Проигранная партия могла сильно расстроить его, так что его партнерши, особенно Анна Вырубова, попадали в поистине неловкую ситуацию. Он не любил, когда во время игры велись разговоры, так как всегда был слишком захвачен игрой. Царь также очень любил охоту, в его дневниках самым подробным образом описывалась охота, количество убитых животных.
Так же спокойно, как и в Крыму, протекало их пребывание в финских шхерах. Царская яхта «Штандарт» рассекала воды залива и попадала в лабиринт маленьких безлюдных островов, здесь жизнь также складывалась из ежедневных прогулок в лес, катания на лодке и плавания. Члены семьи бродили по восхитительно заросшим камышами островам, устраивали пикники на открытом воздухе среди зелени, лазали по скалам и собирали разные ягоды. Иногда дети играли с матросами, взятыми для этой цели. Позднее, когда великие княжны превратились в молодых девушек, между ними и элегантными офицерами гарнизона завязывались маленькие и безобидные флирты, за которыми царь наблюдал, добродушно улыбаясь, чем невольно поддразнивал девушек. Вечером все собирались на палубе за столом, царь покуривал сигару и рассказывал о своей юности или обсуждал события дня. Пребывая в счастливом настроении, он однажды заметил, что чувствует, как все присутствующие объединились в одну большую семью.
Только дважды в неделю мирное течение жизни нарушалось фельдъегерем, который передавал царю пакет с важными, требующими срочного решения бумагами. Тогда государю приходилось проводить день-два за письменным столом, пока государственные дела не были закончены и царь не мог вернуться к своим.
Так текла жизнь царской четы год за годом, спокойно и счастливо, было ли это в Царском Селе или в Ливадии, или в Финских шхерах. После свержения самодержавия, когда царь должен был вместе с семьей покинуть дворец в Царском Селе, Александра писала подруге:
«Моя дорогая, несказанно тяжело прощаться с прежде таким шумным, а теперь опустевшим домом, с нашим гнездышком, в котором мы прожили двадцать три счастливых года!»
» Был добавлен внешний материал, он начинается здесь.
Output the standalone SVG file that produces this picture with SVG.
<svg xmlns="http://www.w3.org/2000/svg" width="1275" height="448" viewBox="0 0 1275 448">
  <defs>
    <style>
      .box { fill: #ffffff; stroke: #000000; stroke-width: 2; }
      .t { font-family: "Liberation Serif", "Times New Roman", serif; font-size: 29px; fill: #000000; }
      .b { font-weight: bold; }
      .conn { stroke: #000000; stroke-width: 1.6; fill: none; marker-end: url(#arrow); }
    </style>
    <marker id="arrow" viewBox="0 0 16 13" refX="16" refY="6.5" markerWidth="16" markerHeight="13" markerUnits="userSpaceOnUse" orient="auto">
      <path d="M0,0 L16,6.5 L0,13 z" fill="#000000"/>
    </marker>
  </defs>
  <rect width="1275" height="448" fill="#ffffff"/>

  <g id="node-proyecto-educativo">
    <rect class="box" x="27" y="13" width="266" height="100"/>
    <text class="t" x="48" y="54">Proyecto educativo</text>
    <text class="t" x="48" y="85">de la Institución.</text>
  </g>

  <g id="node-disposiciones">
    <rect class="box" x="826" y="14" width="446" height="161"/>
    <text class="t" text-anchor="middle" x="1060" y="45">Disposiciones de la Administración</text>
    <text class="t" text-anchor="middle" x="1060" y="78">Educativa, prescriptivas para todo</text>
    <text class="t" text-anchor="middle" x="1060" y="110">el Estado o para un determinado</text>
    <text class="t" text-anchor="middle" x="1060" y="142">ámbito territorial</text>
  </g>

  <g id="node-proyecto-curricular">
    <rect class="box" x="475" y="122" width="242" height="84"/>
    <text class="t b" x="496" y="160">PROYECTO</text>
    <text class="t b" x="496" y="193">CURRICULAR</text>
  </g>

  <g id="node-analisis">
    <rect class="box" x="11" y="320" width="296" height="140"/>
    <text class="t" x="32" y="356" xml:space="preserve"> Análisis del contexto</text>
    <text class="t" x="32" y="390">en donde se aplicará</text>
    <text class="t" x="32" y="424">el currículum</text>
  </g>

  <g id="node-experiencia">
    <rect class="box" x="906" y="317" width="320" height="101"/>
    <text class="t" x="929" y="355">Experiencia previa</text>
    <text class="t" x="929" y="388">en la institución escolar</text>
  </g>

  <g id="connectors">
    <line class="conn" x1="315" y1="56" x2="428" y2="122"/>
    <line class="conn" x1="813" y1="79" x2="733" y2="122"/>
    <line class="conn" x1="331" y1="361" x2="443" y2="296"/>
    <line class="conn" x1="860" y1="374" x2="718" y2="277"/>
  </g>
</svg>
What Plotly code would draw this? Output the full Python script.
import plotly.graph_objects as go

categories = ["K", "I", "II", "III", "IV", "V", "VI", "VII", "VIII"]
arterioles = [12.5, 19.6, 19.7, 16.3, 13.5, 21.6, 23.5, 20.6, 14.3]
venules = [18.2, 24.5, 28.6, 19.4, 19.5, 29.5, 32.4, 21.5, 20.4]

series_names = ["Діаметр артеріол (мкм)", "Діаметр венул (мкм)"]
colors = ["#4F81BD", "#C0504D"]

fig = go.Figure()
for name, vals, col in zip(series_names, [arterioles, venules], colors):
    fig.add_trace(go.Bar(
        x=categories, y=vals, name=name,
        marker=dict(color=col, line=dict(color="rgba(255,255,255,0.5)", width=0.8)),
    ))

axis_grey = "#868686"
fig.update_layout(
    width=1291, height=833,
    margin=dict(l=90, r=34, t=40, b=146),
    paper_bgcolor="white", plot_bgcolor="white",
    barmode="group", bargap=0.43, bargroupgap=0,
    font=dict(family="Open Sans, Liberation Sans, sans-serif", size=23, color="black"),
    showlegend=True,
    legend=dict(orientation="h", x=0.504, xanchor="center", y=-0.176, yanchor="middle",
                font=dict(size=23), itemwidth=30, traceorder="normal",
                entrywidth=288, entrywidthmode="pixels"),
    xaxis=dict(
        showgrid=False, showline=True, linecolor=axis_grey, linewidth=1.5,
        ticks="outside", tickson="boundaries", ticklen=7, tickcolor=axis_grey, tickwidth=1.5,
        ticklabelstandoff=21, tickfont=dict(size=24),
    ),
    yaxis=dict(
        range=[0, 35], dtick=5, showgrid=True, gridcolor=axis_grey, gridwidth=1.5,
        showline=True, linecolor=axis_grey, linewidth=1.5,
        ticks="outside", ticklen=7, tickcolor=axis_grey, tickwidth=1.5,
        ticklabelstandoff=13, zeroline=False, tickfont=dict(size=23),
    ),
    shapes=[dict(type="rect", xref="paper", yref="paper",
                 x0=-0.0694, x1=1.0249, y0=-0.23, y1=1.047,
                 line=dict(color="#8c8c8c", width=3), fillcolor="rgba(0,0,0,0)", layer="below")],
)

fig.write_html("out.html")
И позднее, в Тобольске, перед лицом неизвестной и опасной судьбы единственным утешением царской семьи, почти единственной темой бесед, были воспоминания о бесконечно счастливых днях совместной жизни.
«Прошлого не вернуть, — пишет из Тобольска царица Анне Вырубовой, — но я благодарю Бога за все, что было, за чудесные воспоминания, которых у меня никто не может отнять».
Может быть, на всей большой русской земле не было второй такой женщины, более благодарной своей судьбе, считавшей тихую, почти обывательскую жизнь величайшим счастьем. Прежнее существование в узком кругу супруга, детей и единственной преданной подруги Анны было для нее «самым большим счастьем на земле».
* * * *
И тем не менее в те «двадцать три года» безоблачного счастья над головами уединившейся в любви царской четы постепенно сгущались тучи, назревала страшная трагедия. В то время как царь нетерпеливо ждал конца скучных приемов и докладов, чтобы поспешить в объятия любимой Алике, пока он под радостный детский смех скатывался с горки или собирал в лесу грибы, либо вечером на палубе яхты вел милые семейные беседы о незначительных событиях дня, пока он играл в теннис, катался на лодке, охотился, медленно, но неотвратимо готовилась трагическая судьба этой семьи и одновременно несчастье всей Российской империи. С самого начала это «солнечное счастье», словно чума, несло в себе неизбежную катастрофу.
Даже их любовь, эта скрытая от света жизнь друг для друга, была обречена темным роком; никогда призрак разрушения, гибели не появлялся так близко, как перед этой тихой, ничем не примечательной супружеской идиллией. Возможно, как раз эта полная «беззаботность» сама по себе была несчастьем, вероятно, страшная судьба вела свою игру, обманчиво скрывая гибель под маской счастья.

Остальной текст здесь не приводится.